Speaking of our buddy John Couvillon, whose polls of the 6th District and Senate races we posted about yesterday, here was an interesting email he circulated after analyzing the voting patterns from Saturday’s early voting results (Saturday was the first day of early voting in advance of the Dec. 6 runoffs)…
Republicans started off early voting on a good note yesterday:
(1) 49263 early voted yesterday (28% more than the early vote on the first day of primary early voting), and the racial breakdown was 72-26% white/black (it was 67-31% on Day 1 in the primary);
(2) The partisan breakdown was 46-41% Democrat/Republican (it was 54-33% Democrat/Republican after the first day of primary EVing)
(3) Given that we have two less days of early voting this time around, I’d like to have another day or two pass by before I make turnout projections, because I think the totals will be “front loaded” over three days (yesterday, Monday, and Tuesday).
And then Couvillon circulated another e-mail this morning after looking at the results from Monday…
Saturday was a good first day for the Republicans, and with a similar heavy volume yesterday, Republicans went “2 for 2”;.

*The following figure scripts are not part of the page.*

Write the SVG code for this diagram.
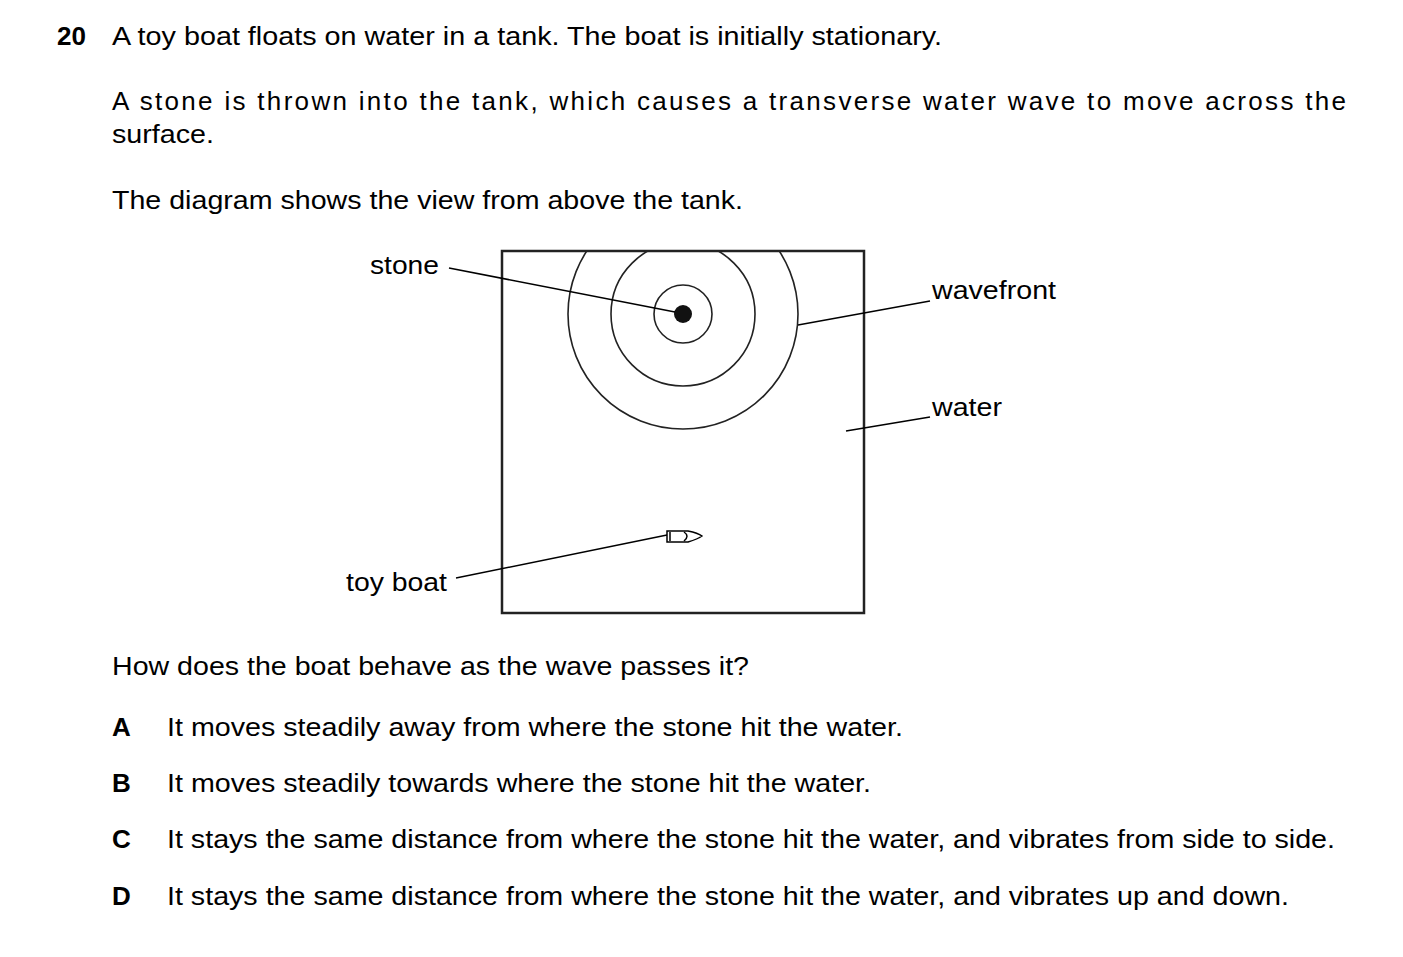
<svg xmlns="http://www.w3.org/2000/svg" width="1403" height="957" viewBox="0 0 1403 957">
<style>
text{font-family:"Liberation Sans",Arial,sans-serif;font-size:26px;fill:#000}
.l{stroke:#000;stroke-width:1.5;fill:none}
.w{stroke:#222;stroke-width:1.6;fill:none}
</style>
<defs><clipPath id="tc"><rect x="502" y="251" width="362" height="362"/></clipPath></defs>
<rect width="1403" height="957" fill="#fff"/>
<text x="57" y="45" font-weight="bold">20</text>
<text x="112" y="45" textLength="830" lengthAdjust="spacingAndGlyphs">A toy boat floats on water in a tank. The boat is initially stationary.</text>
<text x="112" y="110" textLength="1234" lengthAdjust="spacing">A stone is thrown into the tank, which causes a transverse water wave to move across the</text>
<text x="112" y="143" textLength="102" lengthAdjust="spacingAndGlyphs">surface.</text>
<text x="112" y="209" textLength="631" lengthAdjust="spacingAndGlyphs">The diagram shows the view from above the tank.</text>
<g id="tank"><rect x="502" y="251" width="362" height="362" fill="none" stroke="#222" stroke-width="2.5"/></g>
<g id="waves" clip-path="url(#tc)">
<circle class="w" cx="683" cy="314" r="29"/>
<circle class="w" cx="683" cy="314" r="72"/>
<circle class="w" cx="683" cy="314" r="115"/>
</g>
<g id="stone"><circle cx="683" cy="314" r="9" fill="#111"/></g>
<g id="boat" class="l">
<path d="M667,531 H688 Q698,533 702,536 Q698,539 688,542 H667 Z"/>
<path d="M670,532 V541 M684,532 Q690,536 684,541"/>
</g>
<g id="connectors" class="l">
<line x1="449" y1="268" x2="675" y2="312"/>
<line x1="798" y1="325" x2="930" y2="301"/>
<line x1="846" y1="431" x2="930" y2="417"/>
<line x1="456" y1="578" x2="667" y2="535"/>
</g>
<text x="370" y="274" textLength="69" lengthAdjust="spacingAndGlyphs">stone</text>
<text x="932" y="299" textLength="124" lengthAdjust="spacingAndGlyphs">wavefront</text>
<text x="932" y="416" textLength="70" lengthAdjust="spacingAndGlyphs">water</text>
<text x="346" y="591" textLength="101" lengthAdjust="spacingAndGlyphs">toy boat</text>
<text x="112" y="675" textLength="637" lengthAdjust="spacingAndGlyphs">How does the boat behave as the wave passes it?</text>
<text x="112" y="736" font-weight="bold">A</text><text x="167" y="736" textLength="736" lengthAdjust="spacingAndGlyphs">It moves steadily away from where the stone hit the water.</text>
<text x="112" y="792" font-weight="bold">B</text><text x="167" y="792" textLength="704" lengthAdjust="spacingAndGlyphs">It moves steadily towards where the stone hit the water.</text>
<text x="112" y="848" font-weight="bold">C</text><text x="167" y="848" textLength="1168" lengthAdjust="spacingAndGlyphs">It stays the same distance from where the stone hit the water, and vibrates from side to side.</text>
<text x="112" y="905" font-weight="bold">D</text><text x="167" y="905" textLength="1122" lengthAdjust="spacingAndGlyphs">It stays the same distance from where the stone hit the water, and vibrates up and down.</text>
</svg>
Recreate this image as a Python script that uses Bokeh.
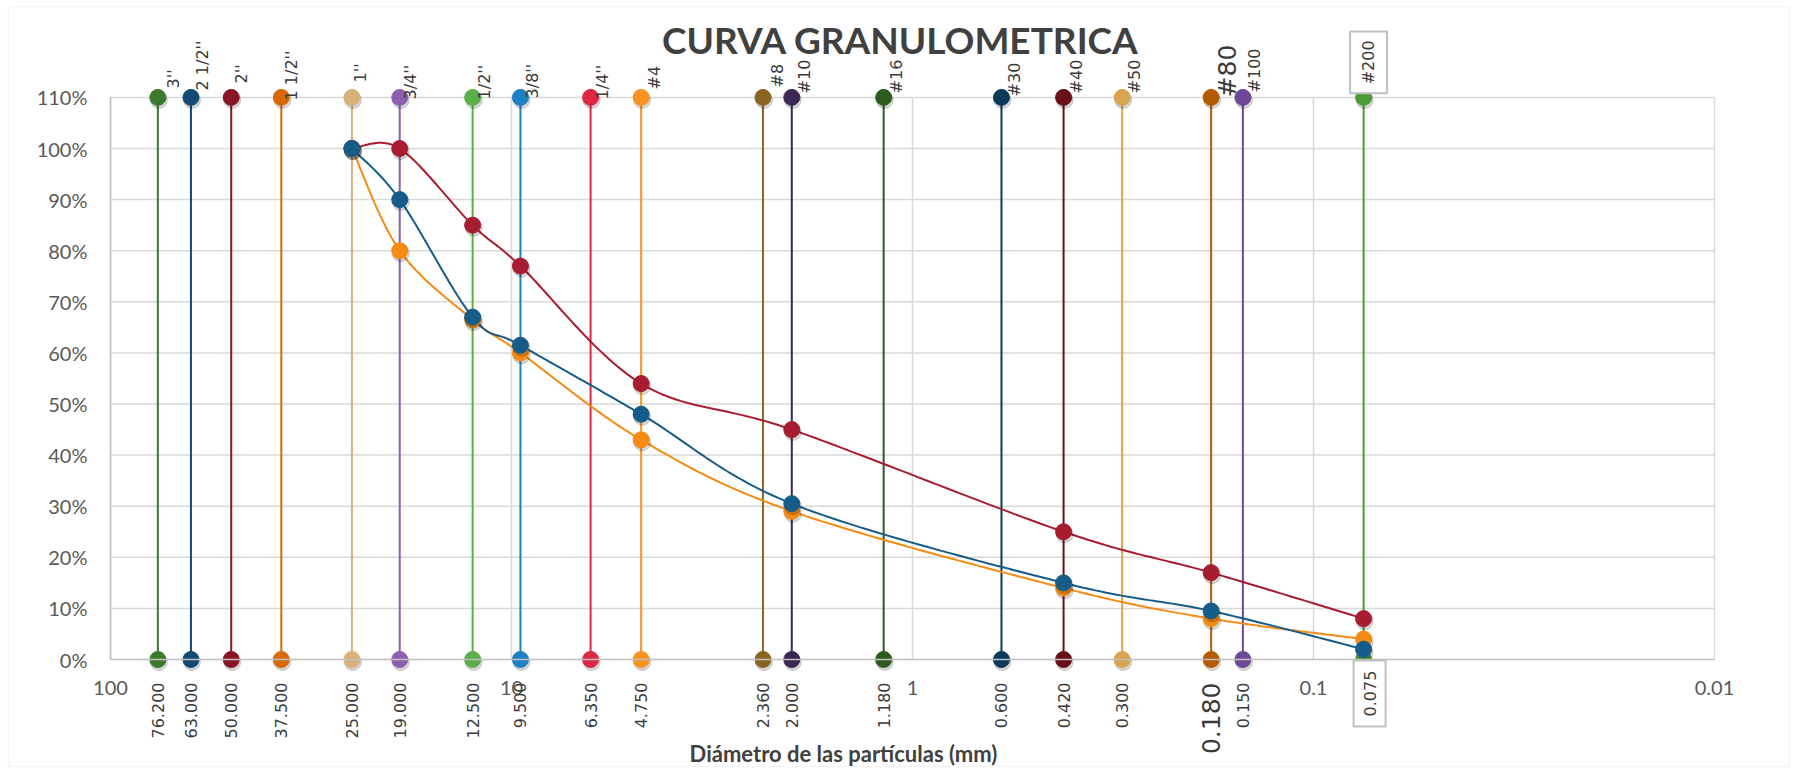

(1) 45,097 early voted yesterday (52% more than the early vote on the second day of primary early voting), and the racial breakdown was 74-24% white/black (it was 67-31% on Day 2 in the primary);
(2) The partisan breakdown was 47-40% Democrat/Republican (it was 53-34% Democrat/Republican after the second day of primary EVing);
(3) To put this in perspective, black early vote volume on the second day was 18% higher than the primary, while the white vote was 36% higher. Similarly, Democratic turnout is 36% higher, Independent turnout is 46% higher, and Republican turnout is 80% higher. Republicans are definitely more enthusiastic about early voting this time around;
(4) From what I’ve seen after two days of early voting, I project a final early vote of 236K, and given that 16% of the November vote was early/absentee vote, that 236K represents an approximate voter turnout of 50%, or 1.477 million votes.
Those don’t look like Mary Landrieu’s voters. They look like Bill Cassidy’s voters. So far it looks like the black POE (percentage of electorate) for the Dec. 6 runoff might well be around 25 percent rather than the 31-32 percent Landrieu would have to have to be competitive.
If we’re looking at an electorate which is, say, 73 percent white and 25 percent black, and we apply the numbers from the Nov. 4 exit polls to the question (Landrieu got 94 percent of the black vote and 18 percent of the white vote in the primary, according to those exit polls), and you get a bad result if you’re for Mary.
94 percent of 25 percent of the electorate gives you 23.5 percent of the vote. And 18 percent of 73 percent of the electorate gives you 13.1 percent. Combine that and you get 36.6 percent. Let’s say Landrieu gets 70 percent of the rest of the vote (which is assumedly Hispanic and Asian), for an additional 1.4 percent.
Now she’s at 38. Which means Bill Cassidy is at 62. And it’s the worst electoral beating of an incumbent Senator since Republican James Glenn Beall was blown out of office by 25.6 points in Maryland in 1964 – fifth-worst for an incumbent in the history of American Senate elections.